Moving to France: First Stop the Mairie
It makes good sense to make early contact with the Mairie if you’re purchasing a French property in the area. This is the place to check on any planning permissions that might impact your new property (and register any children for education).
However, it is usually in the period immediately following your arrival that you should get to know your Mairie. The first step goes hand-in-hand with introducing yourself personally to the Maire, which is to ask for an official Certificat de Domicile. This is a simple one-page document, signed by the Maire, stating your name, address and start date of residence in the commune.
This document on headed paper with the profile of Marianne at the top carries considerable weight when dealing with utility companies, which invariably require proof of residence when setting up your accounts.
The Maire also has a personal overview of all applications for planning and construction, however minor. A well-presented proposal in French on the appropriate application form (there always is one!) will often work wonders and ensure that the Maire and his or her hard-working assistant are firmly on your side. This could be the difference between a basic notification of intent to carry out improvement works and a very lengthy application for full planning permission, to be approved by the Préfecture.

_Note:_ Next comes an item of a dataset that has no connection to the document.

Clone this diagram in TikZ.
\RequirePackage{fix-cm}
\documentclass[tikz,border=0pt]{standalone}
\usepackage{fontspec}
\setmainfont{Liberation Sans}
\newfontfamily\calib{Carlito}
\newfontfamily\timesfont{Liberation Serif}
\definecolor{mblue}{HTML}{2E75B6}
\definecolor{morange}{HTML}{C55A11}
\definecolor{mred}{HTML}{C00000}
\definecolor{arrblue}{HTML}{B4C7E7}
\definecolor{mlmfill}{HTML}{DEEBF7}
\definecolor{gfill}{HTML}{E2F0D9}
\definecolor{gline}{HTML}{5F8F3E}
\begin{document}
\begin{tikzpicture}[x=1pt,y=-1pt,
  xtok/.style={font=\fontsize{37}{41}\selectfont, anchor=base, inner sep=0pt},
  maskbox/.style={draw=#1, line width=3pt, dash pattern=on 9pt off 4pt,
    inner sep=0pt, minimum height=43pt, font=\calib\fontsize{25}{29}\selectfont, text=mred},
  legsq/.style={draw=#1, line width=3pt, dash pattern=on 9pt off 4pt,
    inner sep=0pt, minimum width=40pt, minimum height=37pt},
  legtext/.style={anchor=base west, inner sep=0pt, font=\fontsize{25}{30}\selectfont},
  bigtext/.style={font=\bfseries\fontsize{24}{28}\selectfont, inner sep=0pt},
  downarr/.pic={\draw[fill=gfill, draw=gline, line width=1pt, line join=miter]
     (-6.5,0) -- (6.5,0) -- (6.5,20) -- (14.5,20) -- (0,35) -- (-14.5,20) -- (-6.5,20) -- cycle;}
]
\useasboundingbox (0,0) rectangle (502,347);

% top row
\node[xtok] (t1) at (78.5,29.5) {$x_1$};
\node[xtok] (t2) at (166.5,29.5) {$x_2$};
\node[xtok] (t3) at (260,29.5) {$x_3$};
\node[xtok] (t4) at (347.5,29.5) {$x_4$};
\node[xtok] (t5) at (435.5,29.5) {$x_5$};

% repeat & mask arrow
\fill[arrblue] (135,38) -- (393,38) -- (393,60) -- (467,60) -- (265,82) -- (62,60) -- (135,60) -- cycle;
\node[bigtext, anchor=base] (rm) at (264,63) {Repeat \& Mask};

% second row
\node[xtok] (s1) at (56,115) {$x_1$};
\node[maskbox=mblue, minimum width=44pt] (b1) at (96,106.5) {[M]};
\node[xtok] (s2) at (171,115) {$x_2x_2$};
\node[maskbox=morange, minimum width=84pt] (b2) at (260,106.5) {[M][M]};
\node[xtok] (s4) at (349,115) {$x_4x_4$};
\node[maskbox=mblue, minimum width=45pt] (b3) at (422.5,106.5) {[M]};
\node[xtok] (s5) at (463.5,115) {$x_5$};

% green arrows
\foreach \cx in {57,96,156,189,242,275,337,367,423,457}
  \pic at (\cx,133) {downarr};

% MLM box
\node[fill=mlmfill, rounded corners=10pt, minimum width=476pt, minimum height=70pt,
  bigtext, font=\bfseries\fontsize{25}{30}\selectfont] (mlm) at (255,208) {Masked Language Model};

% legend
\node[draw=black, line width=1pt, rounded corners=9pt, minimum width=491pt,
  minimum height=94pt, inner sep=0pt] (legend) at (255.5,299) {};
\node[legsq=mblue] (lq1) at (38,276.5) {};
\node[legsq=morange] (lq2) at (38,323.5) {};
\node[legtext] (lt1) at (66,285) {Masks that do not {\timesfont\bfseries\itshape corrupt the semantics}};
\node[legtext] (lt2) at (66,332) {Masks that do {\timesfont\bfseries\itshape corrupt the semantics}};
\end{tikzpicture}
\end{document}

Social Aspects of the Mairie
The Mairie is not just a portal to the French governmental infrastructure but can also act as a vital social resource if you allow it to be. All Mairies are closely linked to their counterparts in other villages and towns in the area and the staff will have their fingers firmly on the social pulse of the local communes.
When you first register your residence with the Mairie, you will normally be required to complete a detailed form with all your personal data. At the same time, you should ask to be included on the Mairie’s email distribution list, to gain full exposure to the day to day life of the community, both near at hand and further afield.
While this means you will receive your fair share of notices about lost cats and dogs etc., the Mairie also issues publicity for a wide range of activities, including specialist markets, brocantes, concerts, festivals, clubs and societies, evening classes and many more. One of the most useful links will be for the regular activities at the commune’s Salle de Fêtes, which can range from lessons in pétanque and local cultural expeditions to an invitation for the annual repas des voisins (neighbours’ meal) or the Chasse dinner (definitely not for the faint-hearted!)
Ready to Visit Your Local Mairie?
Unless you’re relocating to France to become a hermit, it is essential to build a close and friendly relationship with your Mairie! The benefits are endless.
If you look at it as the key to the door of becoming truly integrated into your commune, then you will find that the Mairie and your new neighbours will go out of their way to make you welcome to their home. When Monsieur le Maire asks you personally to let him know when you will be away from home and who is your keyholder (for your security), you know you’re on the right track.
Enjoy your new life in la France profonde!